Dr Fairbairn tells how he once had a bosom friend who was more to him than a brother. They were much together. Together they faced the breeze, they climbed the hillside together, they studied together. The one helped to keep alive the flame in the other’s breast. The same week saw them started in their different spheres of labour, the one to die, the other to work to the close of his longer day. “But,” says Principal Fairbairn, “he has gone, and yet he has lived ever since, and I live feeling as if the soul within me belonged to the man who died. A part of him has lived in me to move me on to noble ends. Death robbed, but death gave back more than it took.”
VI
And, last of all, let me say that Death is our friend through Christ, in that it unites more than it divides. We dwell in our sorrow on the separation. In reality death rather unites. The majority, as we commonly say, are on the other side. Death opens the door for us to join them. Tennyson, in a semi-pantheistic way, says:-
"The sun, the moon, and the stars, this weight of body and limb,
Are they not the symbol and sign of our division from Him?"

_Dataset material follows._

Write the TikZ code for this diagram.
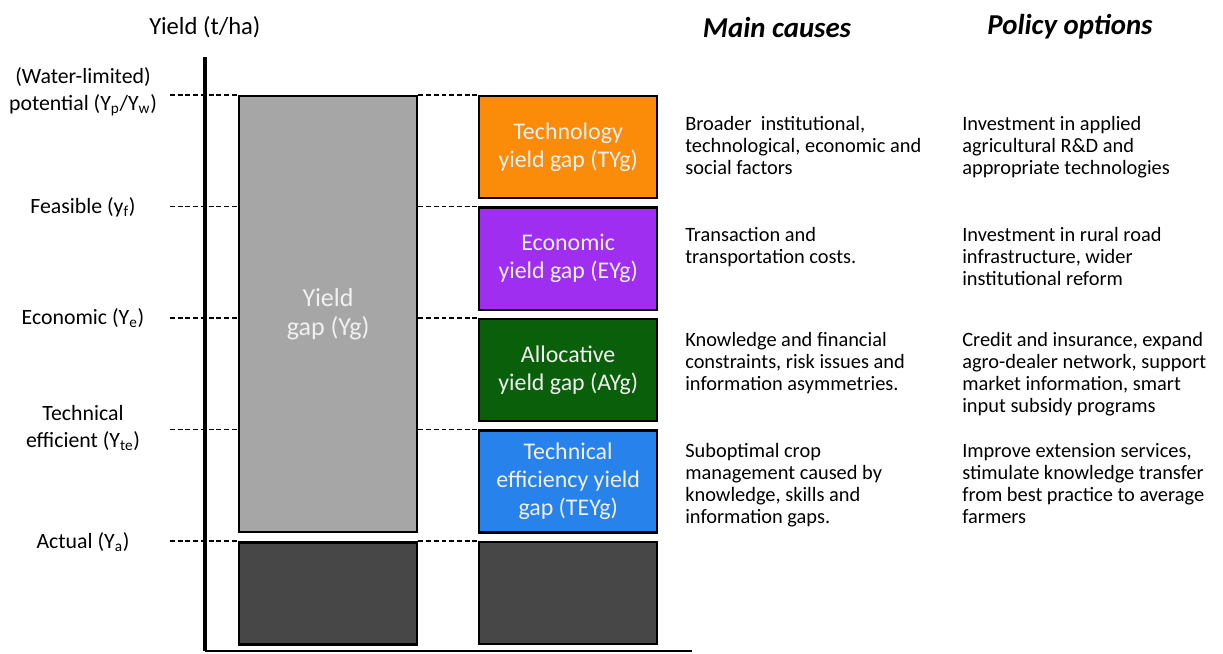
\documentclass[tikz,border=0pt]{standalone}
\usepackage{fontspec}
\setmainfont{Carlito}
\usepackage{tikz}
\usetikzlibrary{positioning}

\definecolor{tygorange}{HTML}{FB8C0A}
\definecolor{eygpurple}{HTML}{A02EF0}
\definecolor{ayggreen}{HTML}{0A5F0A}
\definecolor{teygblue}{HTML}{2882EB}
\definecolor{gaplight}{HTML}{A6A6A6}
\definecolor{actualdark}{HTML}{474747}

\begin{document}
\begin{tikzpicture}[
		x=0.025cm, y=-0.025cm,
		font=\fontsize{15.5}{19.2}\selectfont,
		gapbox/.style={
			rectangle,
			draw=black,
			line width=1.6pt,
			minimum width=4.45cm,
			minimum height=2.55cm,
			inner sep=0pt,
			align=center,
			text=white!94!black,
			font=\fontsize{17}{20}\selectfont
		},
		levelline/.style={
			draw=black,
			line width=1.2pt,
			dash pattern=on 3.5pt off 2pt
		},
		leveltext/.style={
			align=center
		},
		cause/.style={
			anchor=north west,
			align=left,
			inner sep=0pt,
			font=\fontsize{14.5}{15.6}\selectfont
		},
		header/.style={
			font=\fontsize{20.5}{24}\selectfont\bfseries\itshape
		}
		]
		\useasboundingbox (0,0) rectangle (1223,653);
		
		% We start by placing the blocks
		\node [gapbox, fill=gaplight, anchor=north west, minimum height=10.9cm,
			font=\fontsize{18.5}{21.3}\selectfont] (gap) at (238,95) {Yield\\gap (Yg)};
		\node [gapbox, fill=actualdark, below=0.2cm of gap] (actl) {};
		
		\node [gapbox, fill=tygorange, anchor=north west] (tyg) at (478,95) {Technology\\yield gap (TYg)};
		\node [gapbox, fill=eygpurple, below=0.18cm of tyg] (eyg) {Economic\\yield gap (EYg)};
		\node [gapbox, fill=ayggreen, below=0.18cm of eyg] (ayg) {Allocative\\yield gap (AYg)};
		\node [gapbox, fill=teygblue, below=0.18cm of ayg] (teyg) {Technical\\efficiency yield\\gap (TEYg)};
		\node [gapbox, fill=actualdark, below=0.18cm of teyg] (actr) {};
		
		% dashed levels
		\coordinate (dashstart) at (170,0);
		\foreach \b in {tyg,eyg,ayg,teyg,actr} {
			\draw [levelline] (dashstart |- \b.north) -- (gap.west |- \b.north);
			\draw [levelline] (gap.east |- \b.north) -- (\b.north west);
		}
		
		% axis
		\coordinate (axtop) at (205,57);
		\coordinate (axbot) at (205,651);
		\coordinate (axend) at (692,651);
		\draw [line width=1pt] (axbot) -- (axend);
		\draw [line width=2.6pt] (axtop) -- (axbot);
		\node [font=\fontsize{17.5}{21}\selectfont] (ylabel) at (205,27) {Yield (t/ha)};
		
		% level labels
		\node [leveltext] (lvlp) at (83,91.5) {(Water-limited)\\potential (Y\textsubscript{p}/Y\textsubscript{w})};
		\node [leveltext] (lvlf) at (83,207) {Feasible (y\textsubscript{f})};
		\node [leveltext] (lvle) at (83,318) {Economic (Y\textsubscript{e})};
		\node [leveltext] (lvlte) at (83,428) {Technical\\efficient (Y\textsubscript{te})};
		\node [leveltext] (lvla) at (83,542) {Actual (Y\textsubscript{a})};
		
		% columns
		\node [header] (mainc) at (777,27) {Main causes};
		\node [header] (policy) at (1070,27) {Policy options};
		
		\node [cause] (ctyg) at (685,116) {Broader\ \ institutional,\\technological, economic\ and\\social factors};
		\node [cause] (ceyg) at (685,227) {Transaction and\\transportation costs.};
		\node [cause] (cayg) at (685,332) {Knowledge and financial\\constraints, risk issues and\\information asymmetries.};
		\node [cause] (cteyg) at (685,443) {Suboptimal crop\\management caused by\\knowledge, skills and\\information gaps.};
		
		\node [cause] (ptyg) at (962,116) {Investment in applied\\agricultural R\&D and\\appropriate technologies};
		\node [cause] (peyg) at (962,227) {Investment in rural road\\infrastructure, wider\\institutional reform};
		\node [cause] (payg) at (962,332) {Credit and insurance, expand\\agro-dealer network, support\\market information, smart\\input subsidy programs};
		\node [cause] (pteyg) at (962,443) {Improve extension services,\\stimulate knowledge transfer\\from best practice to average\\farmers};
		
\end{tikzpicture}
\end{document}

He feels that the life that is, only divides from the life universal. We, in a Christian sense, say the same. And the more treasures we have in Heaven the more will death be to us the symbol of union and less the sign of separation.
Now, these are only a few thoughts on a great subject. But I think it is along lines like these, lines of Christ’s own pointing out and illuminating, that we reach that doctrine of death which is His doctrine, and which will make death to be to us no longer the King of Terrors, but even a Friend.